WHAT IS EXPECTED: Scan the entries below for the word "this". Copy each line that has it.

_ _ _ _ _

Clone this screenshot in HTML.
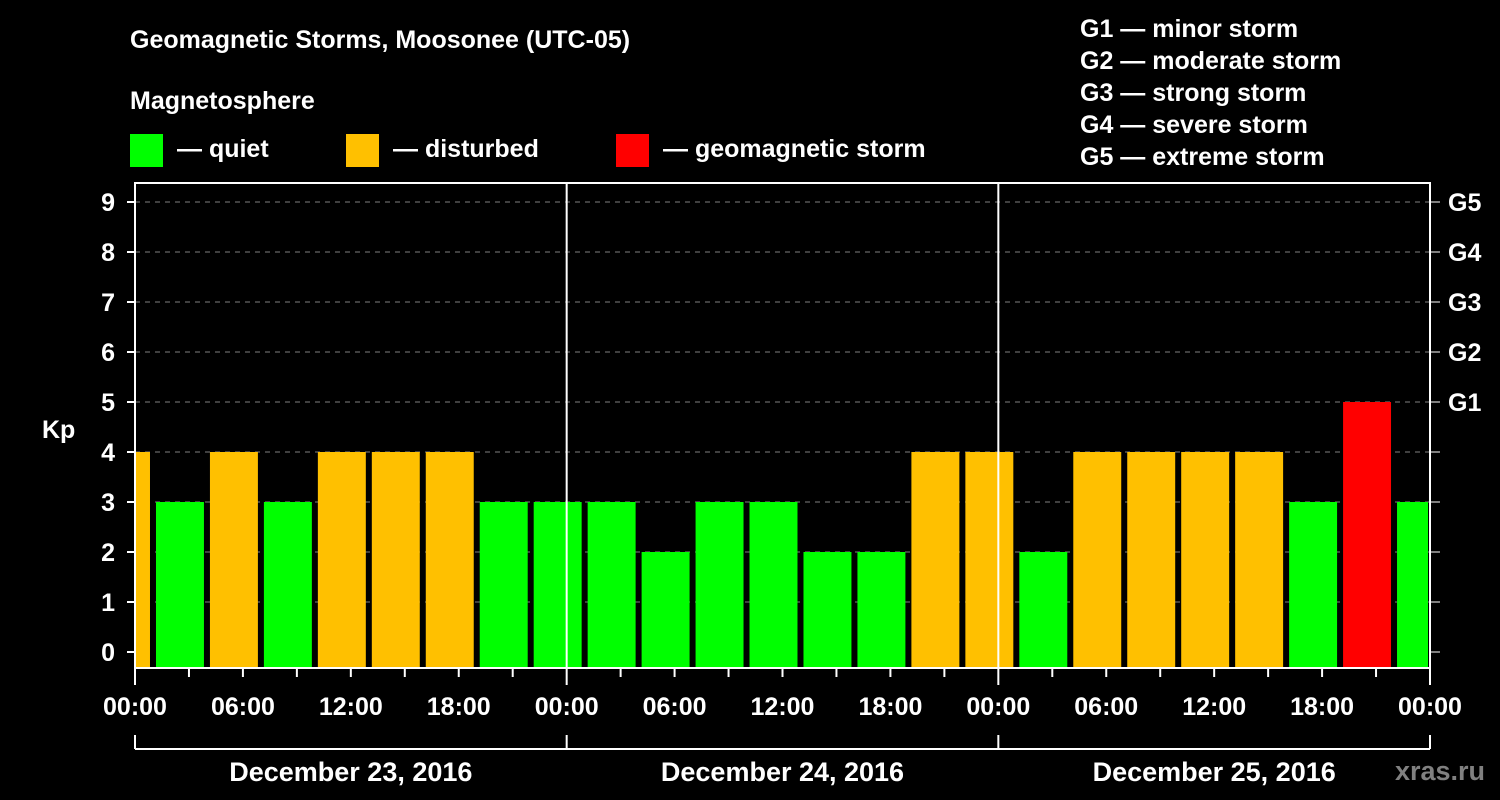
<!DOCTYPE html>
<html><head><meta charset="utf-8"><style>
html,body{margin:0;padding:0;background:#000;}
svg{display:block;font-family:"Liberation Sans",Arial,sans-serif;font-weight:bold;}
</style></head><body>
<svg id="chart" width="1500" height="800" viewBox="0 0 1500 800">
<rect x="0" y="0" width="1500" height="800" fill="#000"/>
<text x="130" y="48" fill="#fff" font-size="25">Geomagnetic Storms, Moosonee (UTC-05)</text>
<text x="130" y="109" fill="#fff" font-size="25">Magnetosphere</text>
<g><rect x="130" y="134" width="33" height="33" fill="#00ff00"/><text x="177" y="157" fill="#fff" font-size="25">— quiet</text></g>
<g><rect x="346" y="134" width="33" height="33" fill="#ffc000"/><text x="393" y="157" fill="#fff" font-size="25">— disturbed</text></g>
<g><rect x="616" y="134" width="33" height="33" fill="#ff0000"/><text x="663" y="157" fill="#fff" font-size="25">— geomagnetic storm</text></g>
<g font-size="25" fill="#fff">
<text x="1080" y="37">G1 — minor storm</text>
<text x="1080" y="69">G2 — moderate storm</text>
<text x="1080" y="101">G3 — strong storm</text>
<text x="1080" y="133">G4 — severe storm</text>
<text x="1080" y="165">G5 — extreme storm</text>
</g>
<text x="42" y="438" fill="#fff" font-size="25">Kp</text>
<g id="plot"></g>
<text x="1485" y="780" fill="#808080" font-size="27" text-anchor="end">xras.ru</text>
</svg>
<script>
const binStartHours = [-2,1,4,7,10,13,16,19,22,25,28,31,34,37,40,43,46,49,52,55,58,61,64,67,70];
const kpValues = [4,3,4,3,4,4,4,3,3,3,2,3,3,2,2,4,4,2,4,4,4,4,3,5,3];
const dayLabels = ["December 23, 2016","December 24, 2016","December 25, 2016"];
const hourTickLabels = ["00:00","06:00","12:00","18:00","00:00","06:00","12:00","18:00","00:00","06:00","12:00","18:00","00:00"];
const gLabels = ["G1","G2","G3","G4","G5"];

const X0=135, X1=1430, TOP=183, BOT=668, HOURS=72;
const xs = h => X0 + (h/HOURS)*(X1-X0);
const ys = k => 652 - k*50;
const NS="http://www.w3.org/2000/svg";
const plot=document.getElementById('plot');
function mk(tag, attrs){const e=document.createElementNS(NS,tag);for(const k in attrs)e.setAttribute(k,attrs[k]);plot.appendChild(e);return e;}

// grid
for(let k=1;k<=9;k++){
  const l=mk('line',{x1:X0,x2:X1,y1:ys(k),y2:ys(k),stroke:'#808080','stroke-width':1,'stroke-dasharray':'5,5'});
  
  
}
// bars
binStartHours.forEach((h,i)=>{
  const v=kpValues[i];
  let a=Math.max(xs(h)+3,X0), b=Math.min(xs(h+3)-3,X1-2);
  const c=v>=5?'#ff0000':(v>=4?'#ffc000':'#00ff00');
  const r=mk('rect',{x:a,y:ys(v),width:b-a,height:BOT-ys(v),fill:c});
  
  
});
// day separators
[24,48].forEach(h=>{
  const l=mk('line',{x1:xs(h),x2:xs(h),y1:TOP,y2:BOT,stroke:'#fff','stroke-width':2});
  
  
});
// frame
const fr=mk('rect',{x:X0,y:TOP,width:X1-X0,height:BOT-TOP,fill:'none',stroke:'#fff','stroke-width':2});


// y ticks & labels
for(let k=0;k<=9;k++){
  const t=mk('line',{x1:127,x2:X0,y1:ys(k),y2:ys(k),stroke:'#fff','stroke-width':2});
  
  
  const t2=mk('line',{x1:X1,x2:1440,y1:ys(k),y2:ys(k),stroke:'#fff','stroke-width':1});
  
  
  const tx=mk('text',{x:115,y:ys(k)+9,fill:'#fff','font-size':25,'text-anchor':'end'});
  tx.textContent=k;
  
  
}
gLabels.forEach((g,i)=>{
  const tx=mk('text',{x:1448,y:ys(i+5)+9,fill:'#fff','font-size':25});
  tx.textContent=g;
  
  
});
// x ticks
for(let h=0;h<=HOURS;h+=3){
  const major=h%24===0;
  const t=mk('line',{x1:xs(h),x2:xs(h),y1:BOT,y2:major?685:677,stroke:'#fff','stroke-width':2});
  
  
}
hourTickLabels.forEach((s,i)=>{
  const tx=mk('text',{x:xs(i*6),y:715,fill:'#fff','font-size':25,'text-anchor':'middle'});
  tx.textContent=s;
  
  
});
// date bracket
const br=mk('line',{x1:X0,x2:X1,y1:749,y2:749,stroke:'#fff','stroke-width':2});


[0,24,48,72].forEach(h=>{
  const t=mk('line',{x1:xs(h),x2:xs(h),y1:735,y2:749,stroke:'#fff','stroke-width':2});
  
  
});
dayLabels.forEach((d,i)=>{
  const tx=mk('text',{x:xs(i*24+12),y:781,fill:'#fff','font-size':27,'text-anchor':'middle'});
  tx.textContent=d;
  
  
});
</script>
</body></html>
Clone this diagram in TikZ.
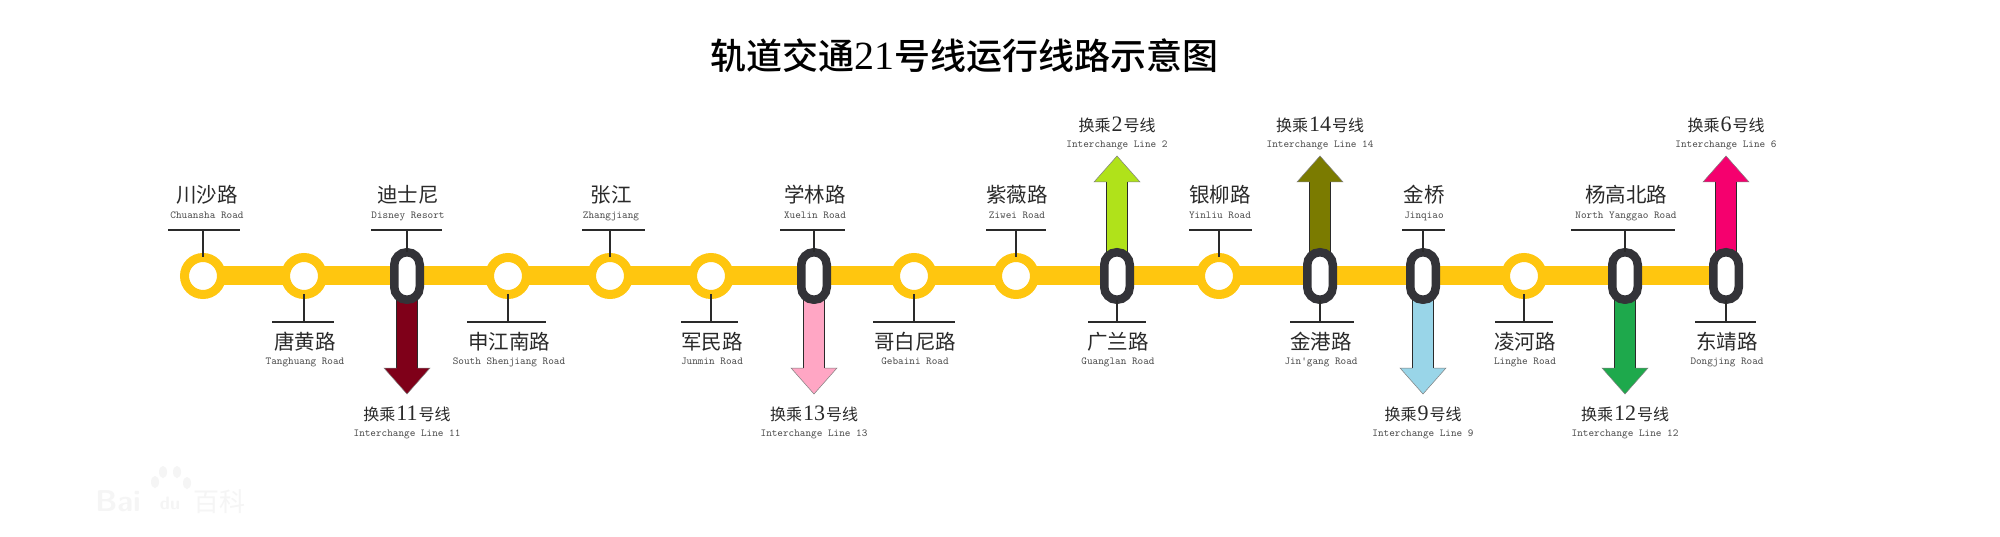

_ _ _ _ _

TASK SOLUTION:
Clone this screenshot in HTML.
Clone this diagram in TikZ.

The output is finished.